:: DATA SHOWN ::
=====

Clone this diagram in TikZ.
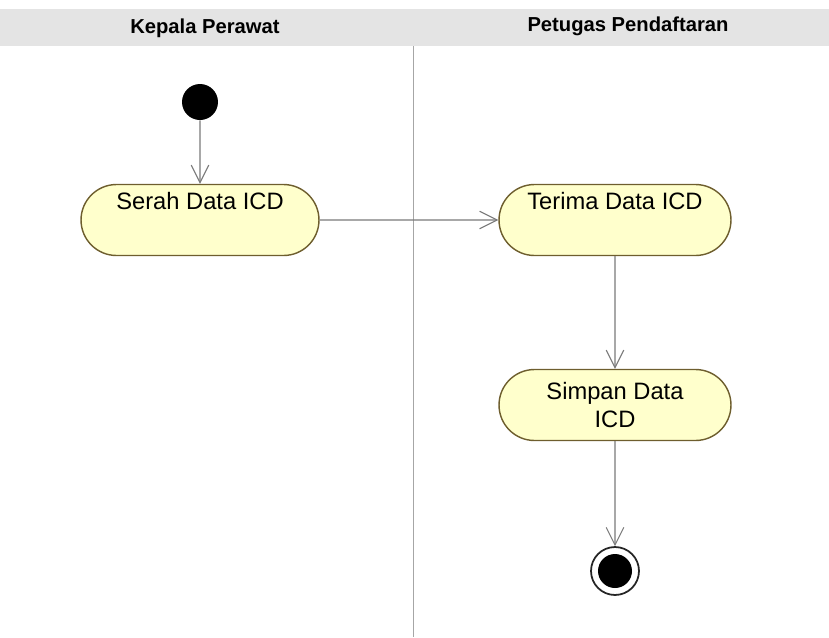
\documentclass[tikz,border=0pt]{standalone}
\usepackage{fontspec}
\setmainfont{Liberation Sans}
\usetikzlibrary{shapes.misc,arrows.meta}
\definecolor{actfill}{HTML}{FFFFCC}
\definecolor{actdraw}{HTML}{6E5E2E}
\definecolor{flowgray}{HTML}{7A7A7A}
\definecolor{headgray}{HTML}{E4E4E4}

\begin{document}
\begin{tikzpicture}[x=0.02cm,y=-0.02cm,
    activity/.style={rounded rectangle,draw=actdraw,fill=actfill,line width=0.8pt,minimum width=4.64cm,minimum height=1.42cm,inner sep=0pt,font=\actfontsize,align=center},
    toptext/.style={text height=10pt,text depth=22pt},
    flow/.style={draw=flowgray,line width=0.6pt,-{Straight Barb[length=10pt,width=10pt]}},
    lane/.style={font=\lanefontsize\bfseries}]
    \pgfmathsetmacro{\picwidth}{829}
    \pgfmathsetmacro{\picheight}{637}
    \pgfmathsetmacro{\lanesplit}{413}
    \providecommand{\actfontsize}{\fontsize{13.5pt}{16.4pt}\selectfont}
    \providecommand{\lanefontsize}{\fontsize{11.5pt}{13pt}\selectfont}
    \useasboundingbox (0,0) rectangle (\picwidth,\picheight);
    % swimlane header
    \fill[headgray] (0,9) rectangle (\picwidth,46);
    \node[lane] (laneKepala) at (205,28) {Kepala Perawat};
    \node[lane] (lanePetugas) at (628,26) {Petugas Pendaftaran};
    \draw[gray!70,line width=0.5pt] (\lanesplit,46) -- (\lanesplit,\picheight);
    % activities
    \node[circle,fill=black,minimum size=0.72cm,inner sep=0pt] (start) at (200,102) {};
    \node[activity,toptext,minimum width=4.76cm] (serah) at (200,220) {Serah Data ICD};
    \node[activity,toptext] (terima) at (615,220) {Terima Data ICD};
    \node[activity] (simpan) at (615,405) {Simpan Data\\ICD};
    \node[circle,draw=black!85,fill=white,line width=1pt,minimum size=0.96cm,inner sep=0pt] (end) at (615,571) {};
    \node[circle,fill=black,minimum size=0.68cm,inner sep=0pt] (endDot) at (end) {};
    % flows
    \draw[flow] (start) -- (serah);
    \draw[flow] (serah) -- (terima);
    \draw[flow] (terima) -- (simpan);
    \draw[flow] (simpan) -- (end);
\end{tikzpicture}
\end{document}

=====

:: YOUR INSTRUCTIONS ::
Exclude every picture and copy the remaining data exactly.

:: WRITTEN REPLY ::
Clone this diagram in TikZ.
\documentclass[tikz,border=0pt]{standalone}
\usepackage{fontspec}
\setmainfont{Liberation Sans}
\usetikzlibrary{shapes.misc,arrows.meta}
\definecolor{actfill}{HTML}{FFFFCC}
\definecolor{actdraw}{HTML}{6E5E2E}
\definecolor{flowgray}{HTML}{7A7A7A}
\definecolor{headgray}{HTML}{E4E4E4}

\begin{document}
\begin{tikzpicture}[x=0.02cm,y=-0.02cm,
    activity/.style={rounded rectangle,draw=actdraw,fill=actfill,line width=0.8pt,minimum width=4.64cm,minimum height=1.42cm,inner sep=0pt,font=\actfontsize,align=center},
    toptext/.style={text height=10pt,text depth=22pt},
    flow/.style={draw=flowgray,line width=0.6pt,-{Straight Barb[length=10pt,width=10pt]}},
    lane/.style={font=\lanefontsize\bfseries}]
    \pgfmathsetmacro{\picwidth}{829}
    \pgfmathsetmacro{\picheight}{637}
    \pgfmathsetmacro{\lanesplit}{413}
    \providecommand{\actfontsize}{\fontsize{13.5pt}{16.4pt}\selectfont}
    \providecommand{\lanefontsize}{\fontsize{11.5pt}{13pt}\selectfont}
    \useasboundingbox (0,0) rectangle (\picwidth,\picheight);
    % swimlane header
    \fill[headgray] (0,9) rectangle (\picwidth,46);
    \node[lane] (laneKepala) at (205,28) {Kepala Perawat};
    \node[lane] (lanePetugas) at (628,26) {Petugas Pendaftaran};
    \draw[gray!70,line width=0.5pt] (\lanesplit,46) -- (\lanesplit,\picheight);
    % activities
    \node[circle,fill=black,minimum size=0.72cm,inner sep=0pt] (start) at (200,102) {};
    \node[activity,toptext,minimum width=4.76cm] (serah) at (200,220) {Serah Data ICD};
    \node[activity,toptext] (terima) at (615,220) {Terima Data ICD};
    \node[activity] (simpan) at (615,405) {Simpan Data\\ICD};
    \node[circle,draw=black!85,fill=white,line width=1pt,minimum size=0.96cm,inner sep=0pt] (end) at (615,571) {};
    \node[circle,fill=black,minimum size=0.68cm,inner sep=0pt] (endDot) at (end) {};
    % flows
    \draw[flow] (start) -- (serah);
    \draw[flow] (serah) -- (terima);
    \draw[flow] (terima) -- (simpan);
    \draw[flow] (simpan) -- (end);
\end{tikzpicture}
\end{document}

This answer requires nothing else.